X: We always talk about the loss of biodiversity but we also have to talk about the loss of cultural diversity; there may be resources that we will eventually need in order to cope with some of the challenges. There’s a richness of local knowledge. If we look at the history of Western knowledge, it’s a fiction. Ultimately, there is no such thing as Western knowledge. It’s patched together from many local knowledge traditions. It’s globalized knowledge from the beginning. If you follow the history of knowledge, the history of science, you always see that it starts from very contingent local circumstances. Some knowledge that looks very global now is just global because of a certain trajectory. It’s partly a trajectory of power relations but it’s also a trajectory of exponential relations. My example is always navigation strategies. There are these wonderful Micronesian navigator strategies which master the same challenges of seafaring as Western technologies, which partly come from China, partly come from the Islamic world, and so on, but the difference is they’re confined to zones near the Equator.

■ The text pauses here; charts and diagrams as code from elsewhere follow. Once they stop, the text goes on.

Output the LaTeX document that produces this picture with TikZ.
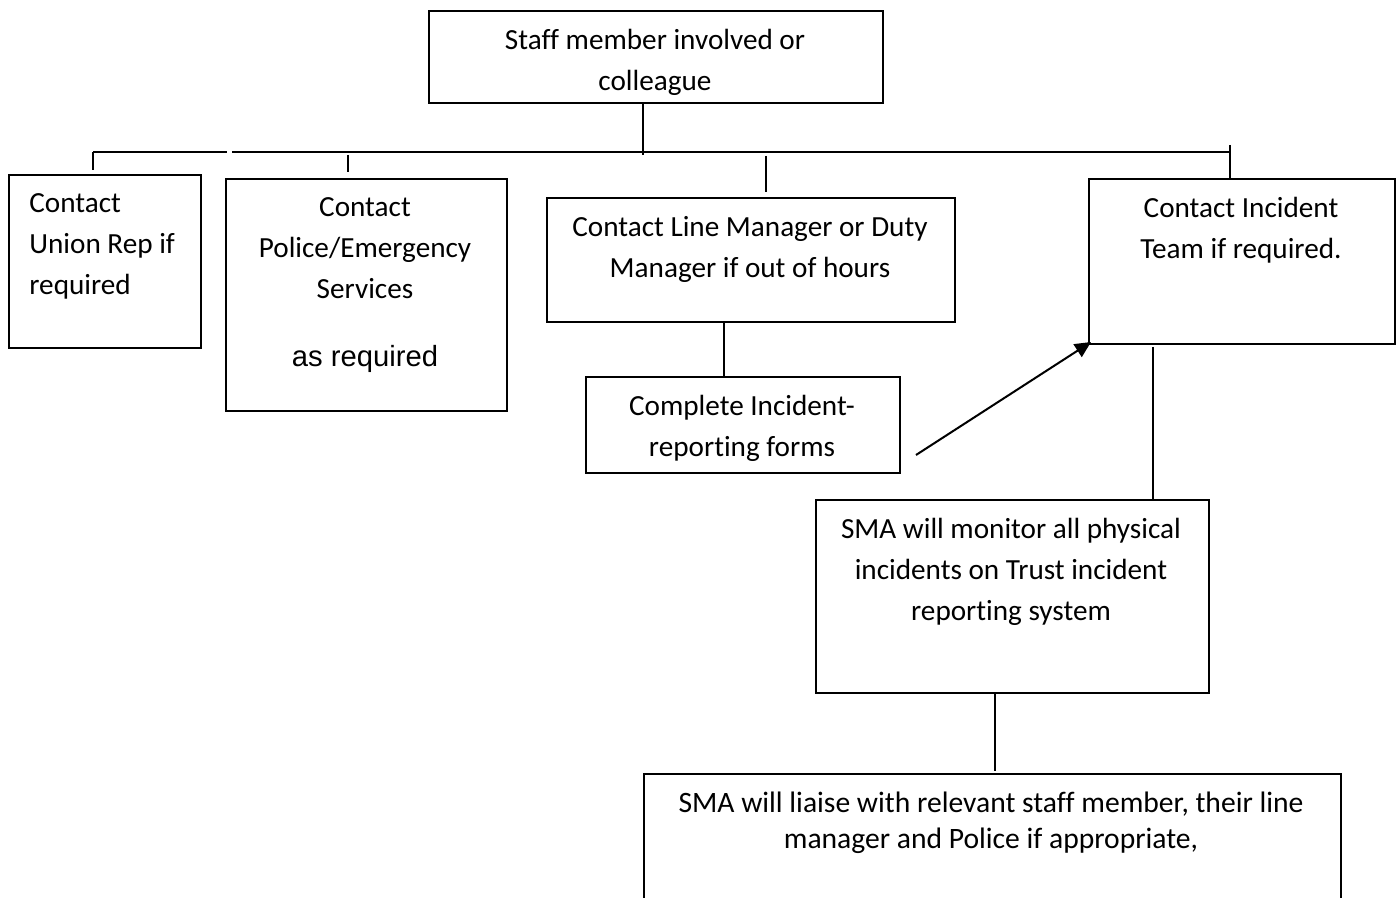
\documentclass[tikz,border=0pt]{standalone}
\usepackage{fontspec}
\setmainfont{Carlito}[Ligatures=NoCommon]
\newfontfamily\arialfont{Liberation Sans}
\usetikzlibrary{arrows.meta}
\tikzset{
  box/.style={draw, line width=1pt, inner sep=0pt, anchor=north west},
  txt/.style={inner sep=0pt, align=center, font=\fontsize{14.6pt}{20.5pt}\selectfont},
  conn/.style={line width=1pt},
  arr/.style={line width=1pt, -{Triangle[length=8pt,width=7.5pt]}}
}
\begin{document}
\begin{tikzpicture}[x=0.5pt, y=-0.5pt]
\clip (0,0) rectangle (1397,898);
\fill[white] (0,0) rectangle (1397,898);
% boxes
\node[box, minimum width=227pt, minimum height=46pt] (top) at (428,10) {};
\node[box, minimum width=96pt, minimum height=86.5pt] (union) at (8,174) {};
\node[box, minimum width=140.5pt, minimum height=116pt] (police) at (225,178) {};
\node[box, minimum width=204pt, minimum height=62pt] (lm) at (546,197) {};
\node[box, minimum width=157pt, minimum height=48pt] (complete) at (585,376) {};
\node[box, minimum width=153pt, minimum height=82.5pt] (incident) at (1088,178) {};
\node[box, minimum width=196.5pt, minimum height=96.5pt] (sma) at (815,499) {};
\node[box, minimum width=348.5pt, minimum height=80pt] (liaise) at (643,773) {};
% texts
\node[txt, anchor=north] (topt) at (655,29) {Staff member involved or\\colleague};
\node[txt, anchor=north west, align=left] (uniont) at (29,193) {Contact\\Union Rep if\\required};
\node[txt, anchor=north] (policet) at (365,197) {Contact\\Police/Emergency\\Services};
\node[inner sep=0pt, anchor=base, font=\arialfont\fontsize{14.6pt}{17pt}\selectfont] (policeas) at (365,367) {as required};
\node[txt, anchor=north] (lmt) at (750,216) {Contact Line Manager or Duty\\Manager if out of hours};
\node[txt, anchor=north] (completet) at (742,395) {Complete Incident-\\reporting forms};
\node[txt, anchor=north] (incidentt) at (1241,197) {Contact Incident\\Team if required.};
\node[txt, anchor=north] (smat) at (1011,518) {SMA will monitor all physical\\incidents on Trust incident\\reporting system};
\node[txt, anchor=north, font=\fontsize{14.8pt}{18pt}\selectfont] (liaiset) at (991,792) {SMA will liaise with relevant staff member, their line\\manager and Police if appropriate,};
% coordinates
\coordinate (hA) at (93,152);
\coordinate (hB) at (227,152);
\coordinate (hC) at (232,152);
\coordinate (hD) at (1230,152);
\coordinate (topend) at (643,155);
\coordinate (s1a) at (93,152);  \coordinate (s1b) at (93,170);
\coordinate (s2a) at (348,155); \coordinate (s2b) at (348,172);
\coordinate (s3a) at (766,156); \coordinate (s3b) at (766,192);
\coordinate (s4a) at (1230,145);
\coordinate (arrstart) at (916,455);
\coordinate (arrend) at (1091,342);
\coordinate (incb) at (1153,347);
% connectors
\draw[conn] (top.south -| topend) -- (topend);
\draw[conn] (hA) -- (hB);
\draw[conn] (hC) -- (hD);
\draw[conn] (s1a) -- (s1b);
\draw[conn] (s2a) -- (s2b);
\draw[conn] (s3a) -- (s3b);
\draw[conn] (s4a) -- (incident.north -| s4a);
\draw[conn] (lm.south -| 724,0) -- (complete.north -| 724,0);
\draw[arr] (arrstart) -- (arrend);
\draw[conn] (incb) -- (sma.north -| incb);
\draw[conn] (sma.south -| 995,0) -- (995,771);
\end{tikzpicture}
\end{document}
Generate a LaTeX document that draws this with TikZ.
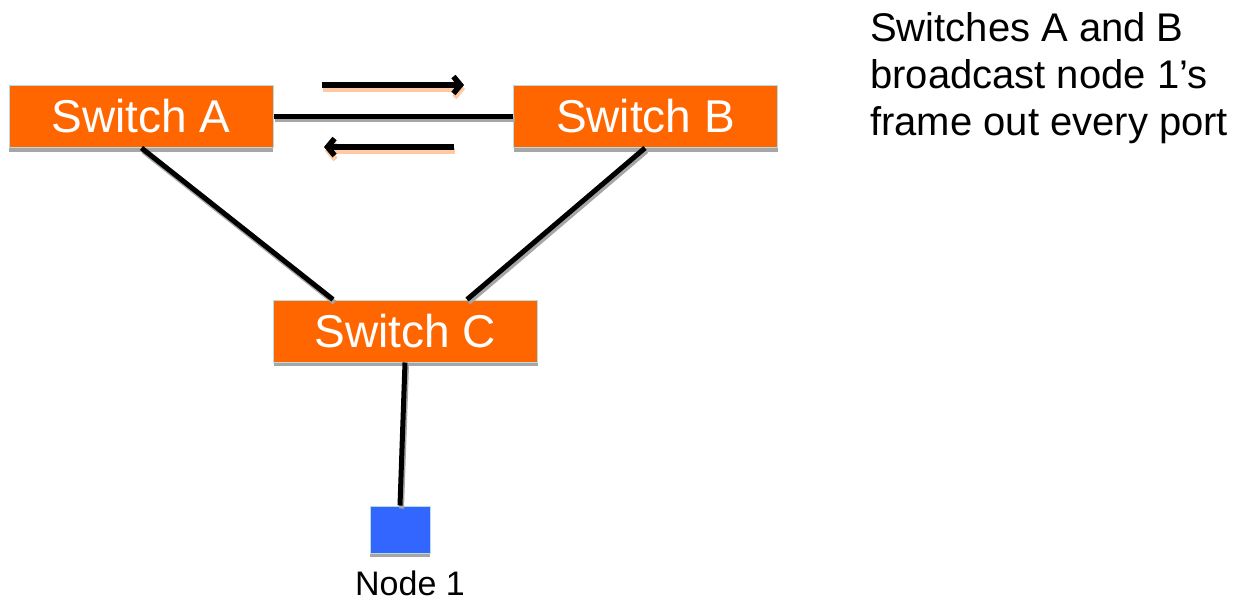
\documentclass[tikz,border=0pt]{standalone}
\usepackage{fontspec}
\setmainfont{Liberation Sans}
\usetikzlibrary{arrows.meta,shadows}
\definecolor{swor}{HTML}{FF6600}
\definecolor{edgeblue}{HTML}{B6DDE2}
\definecolor{nodeblue}{HTML}{3366FF}
\definecolor{shgray}{HTML}{A6A6A6}
\definecolor{arrsh}{HTML}{FFC9A3}
\tikzset{
  switchbox/.style={draw=edgeblue, line width=1pt, fill=swor, text=white,
    minimum width=264pt, minimum height=62pt, inner sep=0pt,
    font=\fontsize{46}{50}\selectfont,
    drop shadow={shadow xshift=0pt, shadow yshift=-4pt, fill=shgray, opacity=1}},
  hostbox/.style={draw=edgeblue, line width=1pt, fill=nodeblue,
    minimum width=60pt, minimum height=47pt, inner sep=0pt,
    drop shadow={shadow xshift=0pt, shadow yshift=-4pt, fill=shgray, opacity=1}},
  link/.style={line width=5pt,
    preaction={draw=shgray, line width=5pt, transform canvas={xshift=1.5pt,yshift=-3pt}}},
  flowhead/.style={-{Straight Barb[length=7pt,width=17pt,line width=5.5pt]}},
  flow/.style={line width=6pt, flowhead,
    preaction={draw=arrsh, line width=6pt, flowhead,
      transform canvas={xshift=1pt,yshift=-4pt}}},
  note/.style={font=\fontsize{40}{47}\selectfont, align=left, anchor=north west, inner sep=0pt},
}
\begin{document}
\begin{tikzpicture}[x=1pt,y=-1pt]
\useasboundingbox (0,0) rectangle (1236,603);
% nodes
\node[switchbox] (A) at (141,116.5) {Switch A};
\node[switchbox] (B) at (645.5,116.5) {Switch B};
\node[switchbox] (C) at (405.5,331) {Switch C};
\node[hostbox] (N) at (400,529.5) {};
\node[font=\fontsize{34}{40}\selectfont, inner sep=0pt] (NL) at (410,583) {Node 1};
\node[note] (T) at (870,12) {Switches A and B\\broadcast node 1's\\frame out every port};
% links
\draw[link] (A.east) -- (B.west);
\draw[link] ([xshift=133pt]A.south west) -- ([xshift=60pt]C.north west);
\draw[link] ([xshift=132pt]B.south west) -- ([xshift=194pt]C.north west);
\draw[link] ([xshift=132pt]C.south west) -- (N.north);
% flow arrows
\coordinate (f1s) at (322,85);
\coordinate (f1e) at (464,85);
\coordinate (f2s) at (454,147);
\coordinate (f2e) at (324,147);
\draw[flow] (f1s) -- (f1e);
\draw[flow] (f2s) -- (f2e);
\end{tikzpicture}
\end{document}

We need to capture this richness of local knowledge in order to cope. Think of the energy needs of the technosphere. In the nuclear age people were dreaming about one solution to the energy problem. I’m convinced there is no one solution. There will be many locally very diverse sustainable solutions and that is presently prevented by what Manfred would call canalization structures—we have energy systems with this enormous inertia. But that inertia is not just the technological inertia; it’s inertia of strong power structures. So if we want to solve this problem of the richness of cultural approaches or ways of understanding energy, time, and space, we need to break both the inertia of the technosphere and the persistence of those power structures. That’s the challenge we’re up against.

X: There are so many positions—not just around this table but around the world—it’s good to remember that and to capture them, not just as part of one uniform whole but including its controversies.